- EXERCISE DIRECTIONS
Copy out the data exactly, leaving the pictures behind.
......
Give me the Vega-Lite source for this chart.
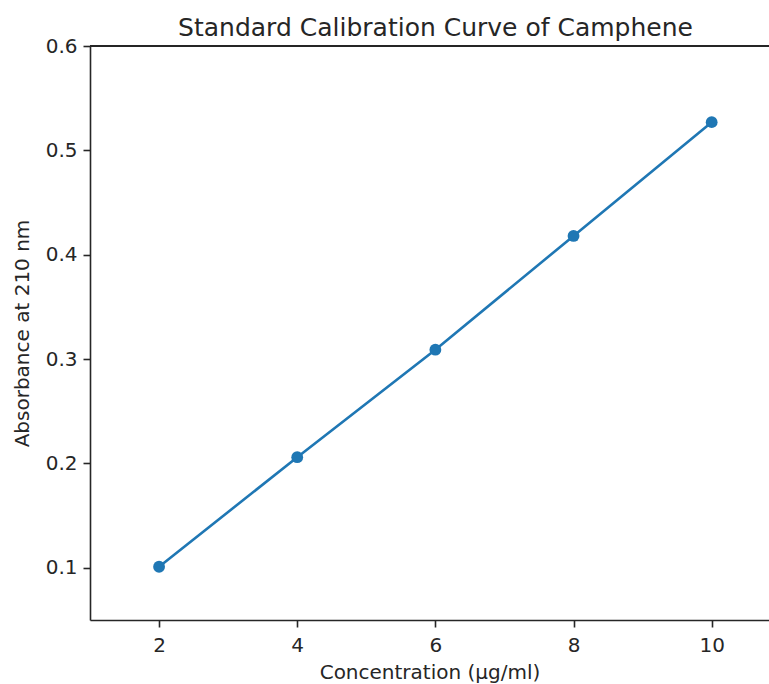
{
  "$schema": "https://vega.github.io/schema/vega-lite/v6.json",
  "width": 679,
  "height": 574,
  "autosize": {"type": "none"},
  "padding": {"left": 90, "top": 46, "right": 0, "bottom": 64},
  "background": "white",
  "config": {
    "view": {"stroke": null},
    "font": "DejaVu Sans",
    "axis": {
      "labelFont": "DejaVu Sans",
      "titleFont": "DejaVu Sans",
      "labelFontSize": 20,
      "titleFontSize": 20,
      "titleFontWeight": "normal",
      "labelColor": "#262626",
      "titleColor": "#262626",
      "domainColor": "#262626",
      "tickColor": "#262626",
      "domainWidth": 1.6,
      "tickWidth": 1.6,
      "tickSize": 7,
      "grid": false
    }
  },
  "title": {
    "text": "Standard Calibration Curve of Camphene",
    "font": "DejaVu Sans",
    "fontSize": 25,
    "fontWeight": "normal",
    "color": "#262626",
    "offset": -5,
    "dx": 6
  },
  "data": {
    "values": [
      {"conc": 2, "abs": 0.101},
      {"conc": 4, "abs": 0.206},
      {"conc": 6, "abs": 0.309},
      {"conc": 8, "abs": 0.418},
      {"conc": 10, "abs": 0.527}
    ]
  },
  "encoding": {
    "x": {
      "field": "conc",
      "type": "quantitative",
      "scale": {"domain": [1, 10.83], "nice": false, "zero": false},
      "axis": {"values": [2, 4, 6, 8, 10], "title": "Concentration (µg/ml)", "labelPadding": 8, "titlePadding": 7}
    },
    "y": {
      "field": "abs",
      "type": "quantitative",
      "scale": {"domain": [0.05, 0.6], "nice": false, "zero": false},
      "axis": {"values": [0.1, 0.2, 0.3, 0.4, 0.5, 0.6], "format": ".1f", "title": "Absorbance at 210 nm", "labelPadding": 6, "titlePadding": 13}
    }
  },
  "layer": [
    {"mark": {"type": "line", "color": "#1f77b4", "strokeWidth": 2.6}},
    {"mark": {"type": "point", "filled": true, "color": "#1f77b4", "opacity": 1, "size": 140}},
    {
      "mark": {"type": "rule", "color": "#262626", "strokeWidth": 1.6},
      "encoding": {
        "x": {"datum": 1, "type": "quantitative"},
        "x2": {"datum": 10.83},
        "y": {"datum": 0.6, "type": "quantitative"}
      }
    }
  ]
}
......
- FULL ANSWER
Give me the Vega-Lite source for this chart.
{
  "$schema": "https://vega.github.io/schema/vega-lite/v6.json",
  "width": 679,
  "height": 574,
  "autosize": {"type": "none"},
  "padding": {"left": 90, "top": 46, "right": 0, "bottom": 64},
  "background": "white",
  "config": {
    "view": {"stroke": null},
    "font": "DejaVu Sans",
    "axis": {
      "labelFont": "DejaVu Sans",
      "titleFont": "DejaVu Sans",
      "labelFontSize": 20,
      "titleFontSize": 20,
      "titleFontWeight": "normal",
      "labelColor": "#262626",
      "titleColor": "#262626",
      "domainColor": "#262626",
      "tickColor": "#262626",
      "domainWidth": 1.6,
      "tickWidth": 1.6,
      "tickSize": 7,
      "grid": false
    }
  },
  "title": {
    "text": "Standard Calibration Curve of Camphene",
    "font": "DejaVu Sans",
    "fontSize": 25,
    "fontWeight": "normal",
    "color": "#262626",
    "offset": -5,
    "dx": 6
  },
  "data": {
    "values": [
      {"conc": 2, "abs": 0.101},
      {"conc": 4, "abs": 0.206},
      {"conc": 6, "abs": 0.309},
      {"conc": 8, "abs": 0.418},
      {"conc": 10, "abs": 0.527}
    ]
  },
  "encoding": {
    "x": {
      "field": "conc",
      "type": "quantitative",
      "scale": {"domain": [1, 10.83], "nice": false, "zero": false},
      "axis": {"values": [2, 4, 6, 8, 10], "title": "Concentration (µg/ml)", "labelPadding": 8, "titlePadding": 7}
    },
    "y": {
      "field": "abs",
      "type": "quantitative",
      "scale": {"domain": [0.05, 0.6], "nice": false, "zero": false},
      "axis": {"values": [0.1, 0.2, 0.3, 0.4, 0.5, 0.6], "format": ".1f", "title": "Absorbance at 210 nm", "labelPadding": 6, "titlePadding": 13}
    }
  },
  "layer": [
    {"mark": {"type": "line", "color": "#1f77b4", "strokeWidth": 2.6}},
    {"mark": {"type": "point", "filled": true, "color": "#1f77b4", "opacity": 1, "size": 140}},
    {
      "mark": {"type": "rule", "color": "#262626", "strokeWidth": 1.6},
      "encoding": {
        "x": {"datum": 1, "type": "quantitative"},
        "x2": {"datum": 10.83},
        "y": {"datum": 0.6, "type": "quantitative"}
      }
    }
  ]
}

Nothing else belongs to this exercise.